Before the talkies; Hollywood: The Pioneers, by Kevin Brownlow and John Kobal. New York: Alfred A. Knopf. $20

Nostalgia? Fun? Sociology? I suppose how one views this pictorial and textual account of the springtide period of the movie industry depends upon one's interests and, ahem, years.

For those over 60 this book will be a nostalgic reminder of that naive and very, very different era of public entertainment before the coming of talking pictures. For younger readers it should be a source of both pure enjoyment and not a little wonder at how conditions and outlook have changed in America during the past half-century. And for the social historians this is further helpful documentation of an epoch, a society, an existence, and a viewpoint on life which changed radically with the coming of the Great Depression.

While the serious student of the motion-picture industry will appreciate this volume of some 300 photographs and considerable text for what it adds to the history of the development of that industry, to most of us its greatest value lies in its illustration of how deeply public sentiment and vision today has changed from that of, say, 1910 to 1930.

Here is a romantic, sentimental yet rigidly structured and stylized concept of life. Heroes, villains, maidens, and clowns acted in well-prescribed grooves. Those not of the dominant white, northern European class were either buffons (blacks), knaves (Indians), sinister (Orientals) alternatively threatening or ridiculous (Italians), or worthless (Mexicans). D. W. Griffith's anti-black "The Birth of a Nation," if it did not create the Ku Klux Klan, gave great impetus to that organization's post-World War I revival and flourishment.
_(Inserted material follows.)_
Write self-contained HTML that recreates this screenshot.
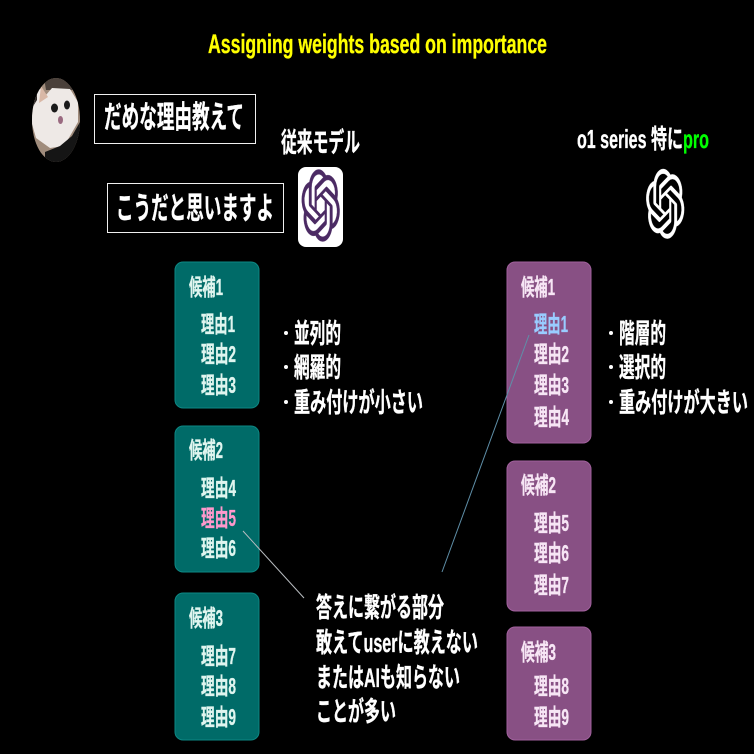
<!DOCTYPE html>
<html><head><meta charset="utf-8"><style>
html,body{margin:0;padding:0;background:#000;width:754px;height:754px;overflow:hidden}
svg{display:block}
text{font-family:"Liberation Sans","Noto Sans CJK JP",sans-serif;font-weight:700;fill:#fff;stroke:#fff;stroke-width:.35px}
.t text{fill:#dff5ef;stroke:#dff5ef;font-size:23px}
.p text{fill:#f7e6f5;stroke:#f7e6f5;font-size:23px}
.b text{font-size:27px}
</style></head><body>
<svg width="754" height="754" viewBox="0 0 754 754" xmlns="http://www.w3.org/2000/svg">
<defs>
<path id="k" d="M22.2819 9.8211a5.9847 5.9847 0 0 0-.5157-4.9108 6.0462 6.0462 0 0 0-6.5098-2.9A6.0651 6.0651 0 0 0 4.9807 4.1818a5.9847 5.9847 0 0 0-3.9977 2.9 6.0462 6.0462 0 0 0 .7427 7.0966 5.98 5.98 0 0 0 .511 4.9107 6.051 6.051 0 0 0 6.5146 2.9001A5.9847 5.9847 0 0 0 13.2599 24a6.0557 6.0557 0 0 0 5.7718-4.2058 5.9894 5.9894 0 0 0 3.9977-2.9001 6.0557 6.0557 0 0 0-.7475-7.0729zm-9.022 12.6081a4.4755 4.4755 0 0 1-2.8764-1.0408l.1419-.0804 4.7783-2.7582a.7948.7948 0 0 0 .3927-.6813v-6.7369l2.02 1.1686a.071.071 0 0 1 .038.052v5.5826a4.504 4.504 0 0 1-4.4945 4.4944zm-9.6607-4.1254a4.4708 4.4708 0 0 1-.5346-3.0137l.142.0852 4.783 2.7582a.7712.7712 0 0 0 .7806 0l5.8428-3.3685v2.3324a.0804.0804 0 0 1-.0332.0615L9.74 19.9502a4.4992 4.4992 0 0 1-6.1408-1.6464zM2.3408 7.8956a4.485 4.485 0 0 1 2.3655-1.9728V11.6a.7664.7664 0 0 0 .3879.6765l5.8144 3.3543-2.0201 1.1685a.0757.0757 0 0 1-.071 0l-4.8303-2.7865A4.504 4.504 0 0 1 2.3408 7.872zm16.5963 3.8558L13.1038 8.364 15.1192 7.2a.0757.0757 0 0 1 .071 0l4.8303 2.7913a4.4944 4.4944 0 0 1-.6765 8.1042v-5.6772a.79.79 0 0 0-.407-.667zm2.0107-3.0231l-.142-.0852-4.7735-2.7818a.7759.7759 0 0 0-.7854 0L9.409 9.2297V6.8974a.0662.0662 0 0 1 .0284-.0615l4.8303-2.7866a4.4992 4.4992 0 0 1 6.6802 4.66zM8.3065 12.863l-2.02-1.1638a.0804.0804 0 0 1-.038-.0567V6.0742a4.4992 4.4992 0 0 1 7.3757-3.4537l-.142.0805L8.704 5.459a.7948.7948 0 0 0-.3927.6813zm1.0976-2.3654l2.602-1.4998 2.6069 1.4998v2.9994l-2.5974 1.4997-2.6067-1.4997Z"/>
<clipPath id="av"><ellipse cx="56" cy="120" rx="24" ry="42"/></clipPath>
</defs>
<rect width="754" height="754" fill="#000"/>
<text x="208" y="53" font-size="27" style="fill:#ffff00;stroke:#ffff00" textLength="339" lengthAdjust="spacingAndGlyphs">Assigning weights based on importance</text>

<!-- avatar -->
<g clip-path="url(#av)">
<rect x="32" y="78" width="48" height="84" fill="#a08c7c"/>
<path d="M44 78H70L74 90H46Z" fill="#4a403a"/>
<path d="M32 108L38 86L46 95L52 88L70 89L78 102L78 122L70 136L64 146L50 148L36 138L32 124Z" fill="#eee9e6"/>
<path d="M39 103L41 86L48 97Z" fill="#d9b8a6"/>
<path d="M32 92L37 90V100L32 108Z" fill="#2e2826"/>
<path d="M45 162V152L60 146L72 136L80 122V162Z" fill="#151515"/>
<path d="M71 78H80V102L76 94Z" fill="#1c1c1c"/>
<ellipse cx="54.5" cy="108" rx="3.5" ry="4.5" fill="#1a1a1a"/>
<ellipse cx="67" cy="105" rx="3" ry="4.5" fill="#1a1a1a"/>
<ellipse cx="60.5" cy="120" rx="2.5" ry="4" fill="#9a6a80"/>
</g>

<!-- speech boxes -->
<rect x="94.5" y="94.5" width="161" height="49" fill="none" stroke="#f0f0f0" stroke-width="1"/>
<text x="104" y="128" font-size="31" textLength="140" lengthAdjust="spacingAndGlyphs">だめな理由教えて</text>
<rect x="107.5" y="183.5" width="176" height="49" fill="none" stroke="#f0f0f0" stroke-width="1"/>
<text x="116" y="219" font-size="31" textLength="158" lengthAdjust="spacingAndGlyphs">こうだと思いますよ</text>

<text x="281" y="152" font-size="27" textLength="79" lengthAdjust="spacingAndGlyphs">従来モデル</text>
<rect x="298" y="167" width="45" height="80" rx="8" fill="#fff"/>
<use href="#k" transform="translate(301.5 169.5) scale(1.6 3)" fill="#4b2a63" stroke="#4b2a63" stroke-width=".15"/>

<text x="577" y="148" font-size="26" textLength="106" lengthAdjust="spacingAndGlyphs">o1 series 特に</text>
<text x="683" y="148" font-size="26" style="fill:#00ff00;stroke:#00ff00" textLength="26" lengthAdjust="spacingAndGlyphs">pro</text>
<use href="#k" transform="translate(646 169) scale(1.6 2.9)" fill="#fff" stroke="#fff" stroke-width=".15"/>

<!-- left boxes -->
<g fill="#006b68" stroke="#0d8783" stroke-width="1">
<rect x="175" y="262" width="84" height="146" rx="8"/>
<rect x="175" y="426" width="84" height="146" rx="8"/>
<rect x="175" y="593" width="84" height="147" rx="8"/>
</g>
<g class="t">
<text x="189" y="295" textLength="34" lengthAdjust="spacingAndGlyphs">候補1</text>
<text x="201" y="332" textLength="34" lengthAdjust="spacingAndGlyphs">理由1</text>
<text x="201" y="362" textLength="35" lengthAdjust="spacingAndGlyphs">理由2</text>
<text x="201" y="393" textLength="35" lengthAdjust="spacingAndGlyphs">理由3</text>
<text x="189" y="458" textLength="34" lengthAdjust="spacingAndGlyphs">候補2</text>
<text x="201" y="496" textLength="35" lengthAdjust="spacingAndGlyphs">理由4</text>
<text x="201" y="526" style="fill:#ff99cc;stroke:#ff99cc" textLength="35" lengthAdjust="spacingAndGlyphs">理由5</text>
<text x="201" y="556" textLength="35" lengthAdjust="spacingAndGlyphs">理由6</text>
<text x="189" y="626" textLength="34" lengthAdjust="spacingAndGlyphs">候補3</text>
<text x="201" y="664" textLength="35" lengthAdjust="spacingAndGlyphs">理由7</text>
<text x="201" y="694" textLength="35" lengthAdjust="spacingAndGlyphs">理由8</text>
<text x="201" y="725" textLength="35" lengthAdjust="spacingAndGlyphs">理由9</text>
</g>

<!-- right boxes -->
<g fill="#885084" stroke="#a0609c" stroke-width="1">
<rect x="507" y="262" width="84" height="181" rx="8"/>
<rect x="507" y="461" width="84" height="150" rx="8"/>
<rect x="507" y="627" width="84" height="113" rx="8"/>
</g>
<g class="p">
<text x="521" y="295" textLength="34" lengthAdjust="spacingAndGlyphs">候補1</text>
<text x="534" y="332" style="fill:#99ccff;stroke:#99ccff" textLength="34" lengthAdjust="spacingAndGlyphs">理由1</text>
<text x="534" y="362" textLength="35" lengthAdjust="spacingAndGlyphs">理由2</text>
<text x="534" y="393" textLength="35" lengthAdjust="spacingAndGlyphs">理由3</text>
<text x="534" y="425" textLength="35" lengthAdjust="spacingAndGlyphs">理由4</text>
<text x="521" y="493" textLength="35" lengthAdjust="spacingAndGlyphs">候補2</text>
<text x="534" y="531" textLength="35" lengthAdjust="spacingAndGlyphs">理由5</text>
<text x="534" y="561" textLength="35" lengthAdjust="spacingAndGlyphs">理由6</text>
<text x="534" y="593" textLength="35" lengthAdjust="spacingAndGlyphs">理由7</text>
<text x="521" y="660" textLength="35" lengthAdjust="spacingAndGlyphs">候補3</text>
<text x="534" y="694" textLength="35" lengthAdjust="spacingAndGlyphs">理由8</text>
<text x="534" y="725" textLength="35" lengthAdjust="spacingAndGlyphs">理由9</text>
</g>

<!-- bullets -->
<g class="b">
<circle cx="286" cy="333" r="2" fill="#fff"/>
<text x="294" y="343" textLength="47" lengthAdjust="spacingAndGlyphs">並列的</text>
<circle cx="286" cy="367" r="2" fill="#fff"/>
<text x="294" y="377" textLength="47" lengthAdjust="spacingAndGlyphs">網羅的</text>
<circle cx="286" cy="402" r="2" fill="#fff"/>
<text x="294" y="412" textLength="129" lengthAdjust="spacingAndGlyphs">重み付けが小さい</text>
<circle cx="611" cy="333" r="2" fill="#fff"/>
<text x="619" y="343" textLength="47" lengthAdjust="spacingAndGlyphs">階層的</text>
<circle cx="611" cy="367" r="2" fill="#fff"/>
<text x="619" y="377" textLength="47" lengthAdjust="spacingAndGlyphs">選択的</text>
<circle cx="611" cy="402" r="2" fill="#fff"/>
<text x="619" y="412" textLength="129" lengthAdjust="spacingAndGlyphs">重み付けが大きい</text>
</g>

<!-- bottom text -->
<g class="b">
<text x="316" y="617" textLength="128" lengthAdjust="spacingAndGlyphs">答えに繋がる部分</text>
<text x="316" y="652" textLength="162" lengthAdjust="spacingAndGlyphs">敢えてuserに教えない</text>
<text x="316" y="687" textLength="144" lengthAdjust="spacingAndGlyphs">またはAIも知らない</text>
<text x="316" y="721" textLength="80" lengthAdjust="spacingAndGlyphs">ことが多い</text>
</g>

<!-- connectors -->
<line x1="243" y1="531" x2="304" y2="598" stroke="#b8bcc0" stroke-width="1"/>
<line x1="529" y1="335" x2="442" y2="572" stroke="#5f8fa8" stroke-width="1"/>
</svg>
</body></html>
Thus the pictures of those days reflected, yet failed to reflect, the realities of an earlier America.

Nonetheless, movies of this pioneer period elicited an enthusiasm and an enjoyment which have since largely vanished. Such stars as Rudolph Valentino, John Gilbert, Greta Garbo, Mary Pickford, and Douglas Fairbanks wafted audiences out of humdrum lives and received unequaled adoration. The silent movie roles of comedians Charlie Chaplin, Harold Lloyd, and Buster Keaton have never been surpassed. The shivering horror of the 1925 "Phantom of the Opera" is still the criterion against which other such movies have been measured.

It was a fabulous (in both senses of the word) era. Its motion pictures gave far more pleasure than movies do today, but, it can be argued, they also did more harm. There was less violence; obscenity and pornography were absent; patriotism was more fervent; recognition of moral qualities more open and unshamed. But there was little acknoledgement of social or economic problems; those on the outside of accepted society were callously wounded; ideals which were often either impossible or unrealistic were touted. It was an exciting, yet intellectually adolescent, period of movie entertainment. This book shows it well.